Vergleiche von aktuellen Einschaltquoten mit solchen früherer Fussball-Endrunden liefern laut SRF allerdings keine zuverlässigen Aussagen über das zugrundeliegende Publikumsinteresse. «Die WM in Katar ist die erste Fussball-Weltmeisterschaft, die in der Vorweihnachtszeit stattfindet. Darum sind die Publikumszahlen grundsätzlich nur eingeschränkt mit den Zahlen früherer Weltmeisterschaften vergleichbar», hiess es in der Mitteilung zu den Zuschauerzahlen für das Nati-Spiel gegen Kamerun.
Bleiben wir also bei den Zahlen der aktuellen WM: Das Nati-Spiel gegen Brasilien zog mit Abstand am meisten Zuschauer vor den Fernseher. Dahinter folgt mit Deutschland gegen Spanien das Duell zweier Weltmeister. Ansonsten schalteten beim Eröffnungsspiel zwischen Katar und Ecuador sowie beim Duell der beiden Schweizer Gruppengegner Brasilien und Serbien überdurchschnittlich viele Schweizerinnen und Schweizer den TV an.
Die TV-Publikumszahlen offenbaren allerdings nicht die ganze Wahrheit: Zwar ist Live-Sport noch immer die letzte Bastion des linearen Fernsehens, doch auch hier ist eine Verlagerung in Richtung Internet zu beobachten. Seit der WM 2018 liegen watson die Anzahl Livestream-Starts des SRF für alle Schweizer Nati-Spiele an grossen Turnieren vor: Das Schweizer Auftaktspiel an der WM 2022 gegen Kamerun verzeichnete mit 980'000 Livestream-Starts so viele wie noch nie.

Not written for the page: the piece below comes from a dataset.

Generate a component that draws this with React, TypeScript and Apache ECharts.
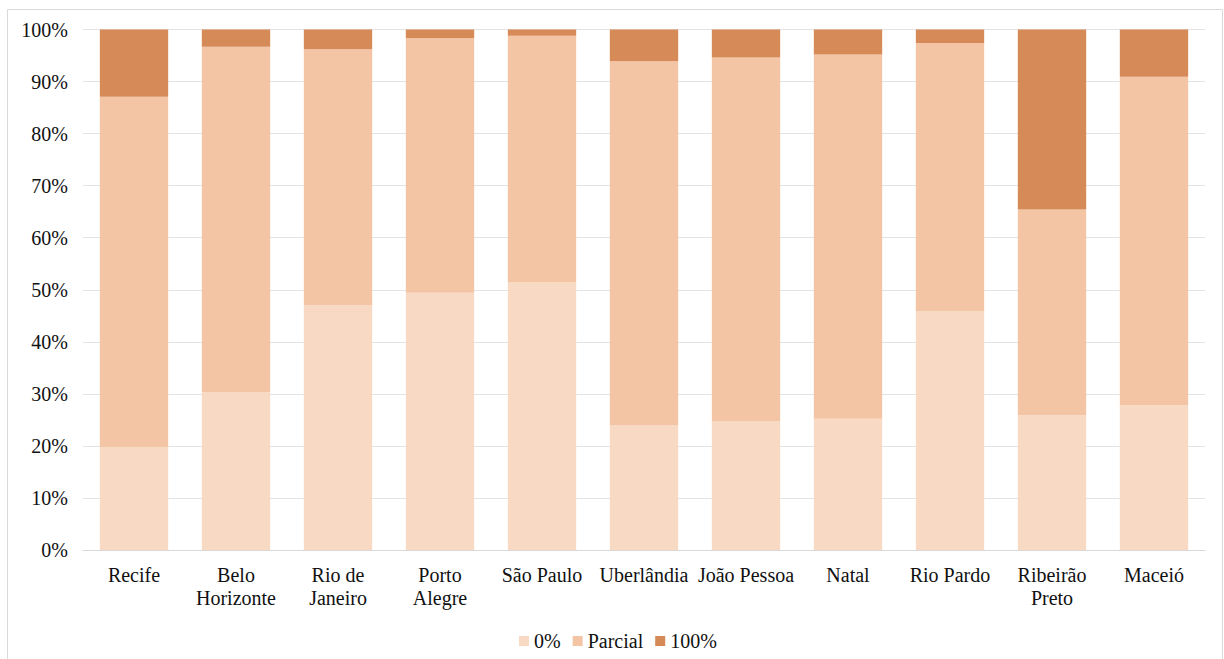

Natürlich liegt das einerseits an der Anspielzeit: Als die Partie um 11.00 Uhr angepfiffen wurde, waren die meisten Schweizer Fussball-Fans bei der Arbeit und viele mussten deshalb vom TV auf den Stream ausweichen. Allein damit können die hohen Zahlen aber nicht erklärt werden. Das um 17.00 Uhr angepfiffene Brasilien-Spiel war in Sachen Livestream-Starts das zweitbeste Gruppenspiel seit Vorliegen der Daten.
Zwar waren wohl viele Schweizer noch auf dem Nachhauseweg nach der Arbeit, doch spätestens bei Beginn der zweiten Halbzeit dürften viele vom Stream auf den TV umgestiegen sein. Die TV-Zahlen waren beim Brasilien-Spiel am Ende schliesslich fast doppelt so hoch wie beim Kamerun-Spiel.
Dass die Livestreams für viele längst zur echten TV-Alternative geworden sind, zeigt auch der Blick auf die SRF-Online-Zahlen der ersten beiden Gruppenspiel-Runden ohne Schweizer Beteiligung. Anders als vielleicht erwartet, waren nicht die Partien mit frühen Anspielzeiten (11 und 14 Uhr) die Klickbomben im Internet. Um 11 Uhr waren die durchschnittlichen Livestream-Starts gar am niedrigsten und um 20 Uhr am höchsten.
Dass an den Abenden eher die attraktiveren WM-Duelle auf dem Programm standen, erklärt die Zahlen nur zum Teil. Mit Argentinien gegen Saudi-Arabien (1:2) und Deutschland gegen Japan (1:2) waren zwei der grössten Vorrunden-Sensationen früh am Tag angesetzt. Spätestens nach dem Blick auf die Zwischenresultate haben da wohl noch einige Fussball-Fans zugeschaltet.
Auch wenn sich die Zahlen nur bedingt vergleichen lassen: Bei den Schweizer Gruppenspielen an der EM 2021 und der WM 2018 verzeichnete das SRF durchschnittlich 383'000 Livestream-Starts. Ein Trend nach oben ist also klar erkennbar. Genau prüfen lässt sich dies aber nicht, weil das Schweizer Fernsehen die Anzahl Livestream-Starts nicht für jede einzelne Partie veröffentlicht.